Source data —
_ _ _
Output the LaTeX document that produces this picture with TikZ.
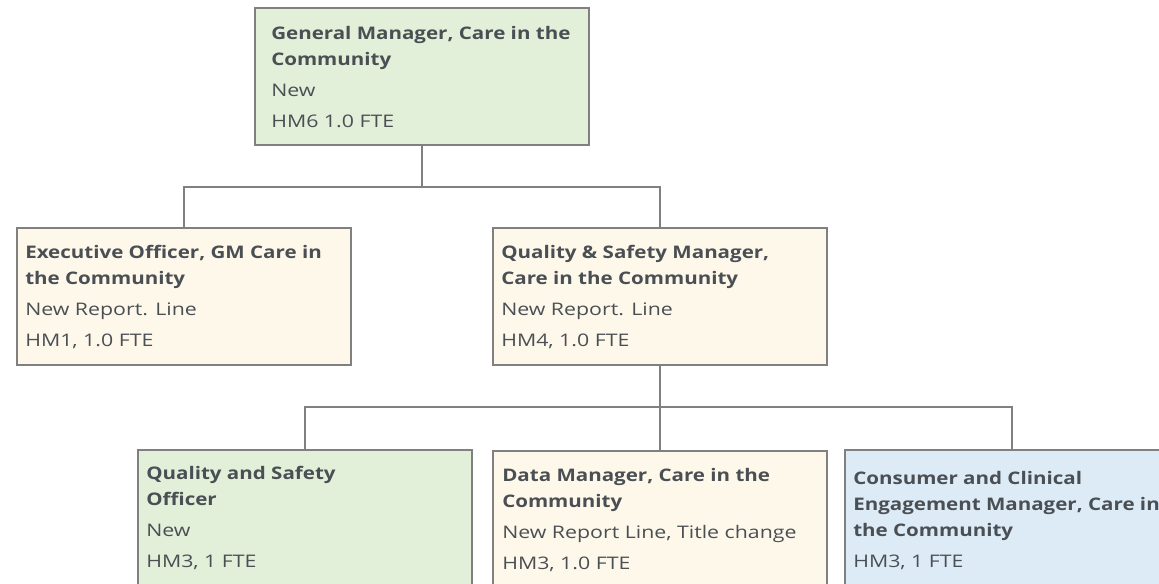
\documentclass[tikz,border=0pt]{standalone}
\usepackage{fontspec}
\setmainfont{Open Sans}[UprightFeatures={FakeStretch=1.23},BoldFeatures={FakeStretch=1.185}]
\definecolor{txtgray}{HTML}{4A4F54}
\definecolor{edgegray}{HTML}{808080}
\definecolor{boxgreen}{HTML}{E2EFD9}
\definecolor{boxcream}{HTML}{FEF8EB}
\definecolor{boxblue}{HTML}{DDEBF7}
\tikzset{
  card/.style={rectangle, draw=edgegray, line width=1.35pt, inner sep=0pt,
    minimum width=250.5pt, minimum height=102.75pt, anchor=north west},
  greencard/.style={card, fill=boxgreen},
  creamcard/.style={card, fill=boxcream},
  bluecard/.style={card, fill=boxblue},
  cardtext/.style={anchor=base west, inner sep=0pt, align=left, text=txtgray,
    font=\fontsize{13}{19.5}\selectfont},
  link/.style={draw=edgegray, line width=1.35pt}
}
\newcommand{\gap}{\\[3.75pt]}
\begin{document}
\begin{tikzpicture}[x=0.75pt,y=-0.75pt]
\useasboundingbox (0,0) rectangle (1159,583);
\clip (0,0) rectangle (1159,583);
% boxes
\node[greencard] (gm) at (254,7) {};
\node[creamcard] (exec) at (16,227) {};
\node[creamcard] (qsm) at (492,227) {};
\node[greencard] (qso) at (137,449) {};
\node[creamcard] (dm) at (492,450) {};
\node[bluecard] (cce) at (844,449) {};
% texts (anchored at the baseline of their last line)
\node[cardtext] (gmt) at (271,127) {\textbf{General Manager, Care in the}\\\textbf{Community}\gap New\gap HM6 1.0 FTE};
\node[cardtext] (exect) at (25,346) {\textbf{Executive Officer, GM Care in}\\\textbf{the Community}\gap New Report. Line\gap HM1, 1.0 FTE};
\node[cardtext] (qsmt) at (501,346) {\textbf{Quality \& Safety Manager,}\\\textbf{Care in the Community}\gap New Report. Line\gap HM4, 1.0 FTE};
\node[cardtext] (qsot) at (146,567) {\textbf{Quality and Safety}\\\textbf{Officer}\gap New\gap HM3, 1 FTE};
\node[cardtext] (dmt) at (502,569) {\textbf{Data Manager, Care in the}\\\textbf{Community}\gap New Report Line, Title change\gap HM3, 1.0 FTE};
\node[cardtext] (ccet) at (853,567) {\textbf{Consumer and Clinical}\\\textbf{Engagement Manager, Care in}\\\textbf{the Community}\gap HM3, 1 FTE};
% connectors
\coordinate (j1) at ([yshift=-30.75pt]gm.south);
\coordinate (j2) at ([yshift=-30.75pt]qsm.south);
\draw[link] (gm.south) -- (j1) -| (exec.north);
\draw[link] (j1) -| (qsm.north);
\draw[link] (qsm.south) -- (j2) -| (qso.north);
\draw[link] (j2) -- (dm.north);
\draw[link] (j2) -| (cce.north);
\end{tikzpicture}
\end{document}
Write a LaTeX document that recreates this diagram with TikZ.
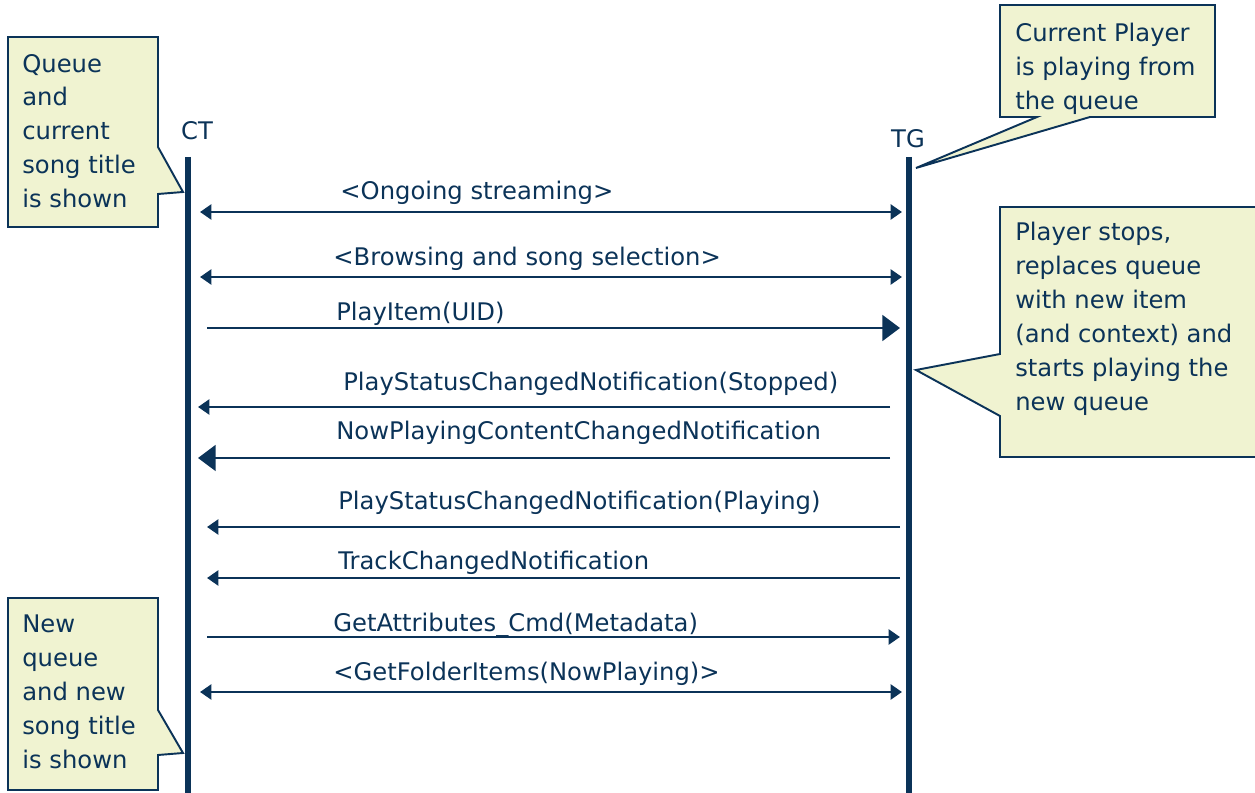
_ _ _
Goal — Transcribe all of the entries word for word, but skip any pictures they contain.

Finished answer —
Output the LaTeX document that produces this picture with TikZ.
\documentclass[tikz,border=0pt]{standalone}
\usepackage{fontspec}
\setmainfont{Open Sans}[UprightFeatures={FakeStretch=1.23},BoldFeatures={FakeStretch=1.185}]
\definecolor{txtgray}{HTML}{4A4F54}
\definecolor{edgegray}{HTML}{808080}
\definecolor{boxgreen}{HTML}{E2EFD9}
\definecolor{boxcream}{HTML}{FEF8EB}
\definecolor{boxblue}{HTML}{DDEBF7}
\tikzset{
  card/.style={rectangle, draw=edgegray, line width=1.35pt, inner sep=0pt,
    minimum width=250.5pt, minimum height=102.75pt, anchor=north west},
  greencard/.style={card, fill=boxgreen},
  creamcard/.style={card, fill=boxcream},
  bluecard/.style={card, fill=boxblue},
  cardtext/.style={anchor=base west, inner sep=0pt, align=left, text=txtgray,
    font=\fontsize{13}{19.5}\selectfont},
  link/.style={draw=edgegray, line width=1.35pt}
}
\newcommand{\gap}{\\[3.75pt]}
\begin{document}
\begin{tikzpicture}[x=0.75pt,y=-0.75pt]
\useasboundingbox (0,0) rectangle (1159,583);
\clip (0,0) rectangle (1159,583);
% boxes
\node[greencard] (gm) at (254,7) {};
\node[creamcard] (exec) at (16,227) {};
\node[creamcard] (qsm) at (492,227) {};
\node[greencard] (qso) at (137,449) {};
\node[creamcard] (dm) at (492,450) {};
\node[bluecard] (cce) at (844,449) {};
% texts (anchored at the baseline of their last line)
\node[cardtext] (gmt) at (271,127) {\textbf{General Manager, Care in the}\\\textbf{Community}\gap New\gap HM6 1.0 FTE};
\node[cardtext] (exect) at (25,346) {\textbf{Executive Officer, GM Care in}\\\textbf{the Community}\gap New Report. Line\gap HM1, 1.0 FTE};
\node[cardtext] (qsmt) at (501,346) {\textbf{Quality \& Safety Manager,}\\\textbf{Care in the Community}\gap New Report. Line\gap HM4, 1.0 FTE};
\node[cardtext] (qsot) at (146,567) {\textbf{Quality and Safety}\\\textbf{Officer}\gap New\gap HM3, 1 FTE};
\node[cardtext] (dmt) at (502,569) {\textbf{Data Manager, Care in the}\\\textbf{Community}\gap New Report Line, Title change\gap HM3, 1.0 FTE};
\node[cardtext] (ccet) at (853,567) {\textbf{Consumer and Clinical}\\\textbf{Engagement Manager, Care in}\\\textbf{the Community}\gap HM3, 1 FTE};
% connectors
\coordinate (j1) at ([yshift=-30.75pt]gm.south);
\coordinate (j2) at ([yshift=-30.75pt]qsm.south);
\draw[link] (gm.south) -- (j1) -| (exec.north);
\draw[link] (j1) -| (qsm.north);
\draw[link] (qsm.south) -- (j2) -| (qso.north);
\draw[link] (j2) -- (dm.north);
\draw[link] (j2) -| (cce.north);
\end{tikzpicture}
\end{document}
Write a LaTeX document that recreates this diagram with TikZ.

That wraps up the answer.